Out of nowhere, you feel a tap on the shoulder. Bent double, you look up and see another runner, a complete stranger, cheering you on. You give them a tired, approving nod and dig deep one more time. A cheer from the crowd urges you on, giving you yet another energy boost. That 90’s power ballad you guiltily added to your playlist comes on. You find another gear and power on. The wind is back in your sails. You can do this.  

Step 7: The Finish

Soon, without really knowing how, the end is in sight. You may choose to take it slow through the final section, soaking up the applause and adulation of the crowd like a golfer on the 18th at Augusta. Alternatively you may break into a sprint, showing your enduring fitness and reaching your target time. 
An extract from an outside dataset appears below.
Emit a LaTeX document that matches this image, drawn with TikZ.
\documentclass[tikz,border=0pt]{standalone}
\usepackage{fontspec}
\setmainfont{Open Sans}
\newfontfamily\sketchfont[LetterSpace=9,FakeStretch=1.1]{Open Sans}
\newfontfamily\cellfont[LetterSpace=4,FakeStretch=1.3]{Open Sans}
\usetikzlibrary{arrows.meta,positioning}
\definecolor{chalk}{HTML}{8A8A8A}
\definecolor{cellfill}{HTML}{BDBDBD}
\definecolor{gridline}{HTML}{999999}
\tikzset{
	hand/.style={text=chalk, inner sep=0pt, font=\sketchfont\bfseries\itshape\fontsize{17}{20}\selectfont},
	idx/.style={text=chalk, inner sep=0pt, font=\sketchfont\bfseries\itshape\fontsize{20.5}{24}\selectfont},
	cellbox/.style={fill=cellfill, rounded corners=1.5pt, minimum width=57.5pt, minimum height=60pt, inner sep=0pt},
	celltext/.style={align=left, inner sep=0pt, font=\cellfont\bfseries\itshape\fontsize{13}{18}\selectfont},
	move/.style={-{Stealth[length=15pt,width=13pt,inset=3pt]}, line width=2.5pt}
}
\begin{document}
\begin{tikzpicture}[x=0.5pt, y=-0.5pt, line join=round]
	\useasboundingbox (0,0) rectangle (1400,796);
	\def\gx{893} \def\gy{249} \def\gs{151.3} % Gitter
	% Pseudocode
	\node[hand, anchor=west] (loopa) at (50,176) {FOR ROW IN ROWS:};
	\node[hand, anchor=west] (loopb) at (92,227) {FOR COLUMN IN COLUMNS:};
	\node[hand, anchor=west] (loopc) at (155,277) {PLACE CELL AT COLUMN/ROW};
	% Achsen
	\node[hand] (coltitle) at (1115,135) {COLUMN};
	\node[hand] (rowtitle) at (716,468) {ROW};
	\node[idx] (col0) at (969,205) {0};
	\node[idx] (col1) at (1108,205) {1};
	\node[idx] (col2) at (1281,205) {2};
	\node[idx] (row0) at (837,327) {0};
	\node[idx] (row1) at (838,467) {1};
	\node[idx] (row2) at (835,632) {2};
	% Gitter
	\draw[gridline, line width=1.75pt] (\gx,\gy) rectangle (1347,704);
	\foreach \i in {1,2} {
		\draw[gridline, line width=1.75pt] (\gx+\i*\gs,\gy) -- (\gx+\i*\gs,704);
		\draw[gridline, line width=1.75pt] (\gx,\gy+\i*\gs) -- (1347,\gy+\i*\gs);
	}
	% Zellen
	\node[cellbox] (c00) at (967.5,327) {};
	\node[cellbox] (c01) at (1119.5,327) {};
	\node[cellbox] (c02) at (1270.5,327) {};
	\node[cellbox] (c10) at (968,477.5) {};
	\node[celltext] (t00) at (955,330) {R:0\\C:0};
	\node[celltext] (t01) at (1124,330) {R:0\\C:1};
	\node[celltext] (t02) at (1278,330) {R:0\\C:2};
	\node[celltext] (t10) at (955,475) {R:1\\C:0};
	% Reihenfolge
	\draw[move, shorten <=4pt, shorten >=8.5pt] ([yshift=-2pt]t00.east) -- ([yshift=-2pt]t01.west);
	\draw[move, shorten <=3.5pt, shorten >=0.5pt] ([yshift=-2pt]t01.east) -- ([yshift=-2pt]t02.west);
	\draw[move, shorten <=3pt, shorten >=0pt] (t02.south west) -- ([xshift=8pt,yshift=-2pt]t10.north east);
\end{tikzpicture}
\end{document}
Whatever method you choose, there is simply no better feeling than crossing the finish line. It is joy, relief and pain all rolled into one. Weeks of self-doubt, sacrifice, and struggle have built up to this point, so you have earned the right to congratulate yourself. 

You make your way through the finish area, being congratulated by and congratulating everyone that has made it as well. A communal sense of achievement fills the air. Everyone has had their own experience, but you’ve come through the same battle. 

With your finisher’s medal draped around your neck, you set off to find your family and friends in the crowd. A well done and a quick hug (it is unlikely you smell your freshest) is followed by a well deserved trip out to lunch, where you continue to wear your medal, ensuring everyone knows what you have just achieved. 

Step 8: Later that Evening

Sitting on the sofa, riding the endorphin high and still wearing your medal, you reminisce about the day’s events. Despite the ache gently taking over your muscles (this will last for a couple of days, but it’ll get you sympathy in the office), you realise that you’ve actually quite enjoyed your experience. There’s a voice at the back of your head telling you that you want to do it all over again or maybe you want to find a new challenge. You open up your laptop, and start searching for your next event.